-- AIM OF THE EXERCISE --
Copy out the data below as written; omit any images.

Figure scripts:
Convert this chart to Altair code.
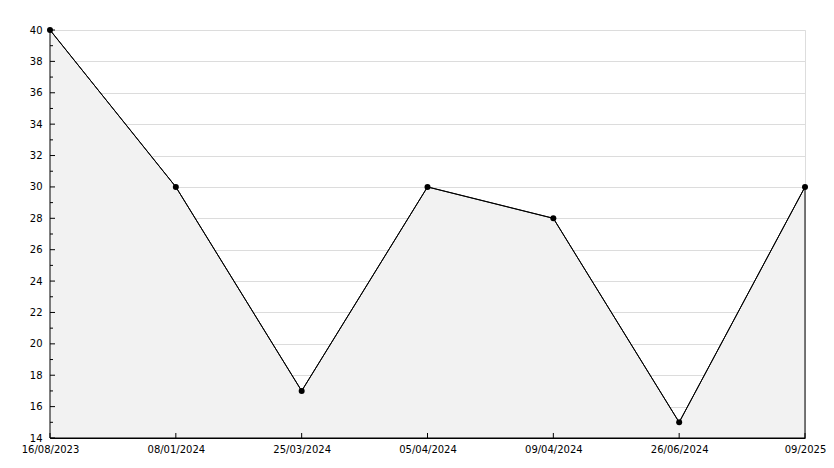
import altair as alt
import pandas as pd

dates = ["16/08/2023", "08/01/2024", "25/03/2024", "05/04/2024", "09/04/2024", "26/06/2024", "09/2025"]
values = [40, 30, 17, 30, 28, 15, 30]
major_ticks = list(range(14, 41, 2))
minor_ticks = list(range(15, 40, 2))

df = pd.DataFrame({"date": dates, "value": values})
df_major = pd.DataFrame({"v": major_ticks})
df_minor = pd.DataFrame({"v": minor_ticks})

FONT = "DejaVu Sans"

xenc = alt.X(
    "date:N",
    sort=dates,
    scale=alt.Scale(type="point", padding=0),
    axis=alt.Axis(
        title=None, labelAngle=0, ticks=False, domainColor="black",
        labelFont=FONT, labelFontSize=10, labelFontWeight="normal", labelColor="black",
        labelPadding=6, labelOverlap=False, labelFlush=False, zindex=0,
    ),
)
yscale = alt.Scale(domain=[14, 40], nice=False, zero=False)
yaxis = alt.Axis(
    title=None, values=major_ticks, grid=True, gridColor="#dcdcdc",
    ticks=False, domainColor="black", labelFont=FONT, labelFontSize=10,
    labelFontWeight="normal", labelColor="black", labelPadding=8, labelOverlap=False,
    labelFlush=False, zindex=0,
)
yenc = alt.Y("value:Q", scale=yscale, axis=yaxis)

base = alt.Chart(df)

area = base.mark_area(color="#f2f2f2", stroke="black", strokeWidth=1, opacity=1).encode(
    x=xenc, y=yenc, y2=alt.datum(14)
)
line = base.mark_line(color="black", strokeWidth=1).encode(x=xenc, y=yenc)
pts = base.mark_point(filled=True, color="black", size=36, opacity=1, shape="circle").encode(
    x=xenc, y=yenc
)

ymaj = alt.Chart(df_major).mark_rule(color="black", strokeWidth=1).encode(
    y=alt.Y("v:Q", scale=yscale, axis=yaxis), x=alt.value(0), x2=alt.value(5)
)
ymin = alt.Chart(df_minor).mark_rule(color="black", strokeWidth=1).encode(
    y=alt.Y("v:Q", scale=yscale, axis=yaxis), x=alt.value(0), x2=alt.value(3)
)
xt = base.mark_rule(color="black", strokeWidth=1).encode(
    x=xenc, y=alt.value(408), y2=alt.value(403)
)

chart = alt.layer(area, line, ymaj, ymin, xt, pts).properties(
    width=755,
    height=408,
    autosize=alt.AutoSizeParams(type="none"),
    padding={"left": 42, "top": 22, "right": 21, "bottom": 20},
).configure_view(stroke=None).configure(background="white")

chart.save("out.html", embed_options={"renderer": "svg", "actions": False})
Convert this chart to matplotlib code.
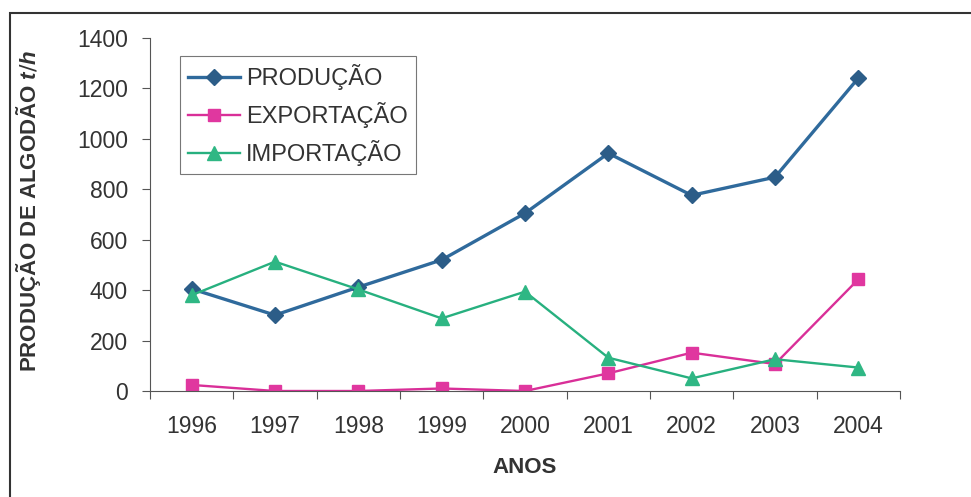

-- THE OUTPUT --
Convert this chart to Altair code.
import altair as alt
import pandas as pd

dates = ["16/08/2023", "08/01/2024", "25/03/2024", "05/04/2024", "09/04/2024", "26/06/2024", "09/2025"]
values = [40, 30, 17, 30, 28, 15, 30]
major_ticks = list(range(14, 41, 2))
minor_ticks = list(range(15, 40, 2))

df = pd.DataFrame({"date": dates, "value": values})
df_major = pd.DataFrame({"v": major_ticks})
df_minor = pd.DataFrame({"v": minor_ticks})

FONT = "DejaVu Sans"

xenc = alt.X(
    "date:N",
    sort=dates,
    scale=alt.Scale(type="point", padding=0),
    axis=alt.Axis(
        title=None, labelAngle=0, ticks=False, domainColor="black",
        labelFont=FONT, labelFontSize=10, labelFontWeight="normal", labelColor="black",
        labelPadding=6, labelOverlap=False, labelFlush=False, zindex=0,
    ),
)
yscale = alt.Scale(domain=[14, 40], nice=False, zero=False)
yaxis = alt.Axis(
    title=None, values=major_ticks, grid=True, gridColor="#dcdcdc",
    ticks=False, domainColor="black", labelFont=FONT, labelFontSize=10,
    labelFontWeight="normal", labelColor="black", labelPadding=8, labelOverlap=False,
    labelFlush=False, zindex=0,
)
yenc = alt.Y("value:Q", scale=yscale, axis=yaxis)

base = alt.Chart(df)

area = base.mark_area(color="#f2f2f2", stroke="black", strokeWidth=1, opacity=1).encode(
    x=xenc, y=yenc, y2=alt.datum(14)
)
line = base.mark_line(color="black", strokeWidth=1).encode(x=xenc, y=yenc)
pts = base.mark_point(filled=True, color="black", size=36, opacity=1, shape="circle").encode(
    x=xenc, y=yenc
)

ymaj = alt.Chart(df_major).mark_rule(color="black", strokeWidth=1).encode(
    y=alt.Y("v:Q", scale=yscale, axis=yaxis), x=alt.value(0), x2=alt.value(5)
)
ymin = alt.Chart(df_minor).mark_rule(color="black", strokeWidth=1).encode(
    y=alt.Y("v:Q", scale=yscale, axis=yaxis), x=alt.value(0), x2=alt.value(3)
)
xt = base.mark_rule(color="black", strokeWidth=1).encode(
    x=xenc, y=alt.value(408), y2=alt.value(403)
)

chart = alt.layer(area, line, ymaj, ymin, xt, pts).properties(
    width=755,
    height=408,
    autosize=alt.AutoSizeParams(type="none"),
    padding={"left": 42, "top": 22, "right": 21, "bottom": 20},
).configure_view(stroke=None).configure(background="white")

chart.save("out.html", embed_options={"renderer": "svg", "actions": False})
Convert this chart to matplotlib code.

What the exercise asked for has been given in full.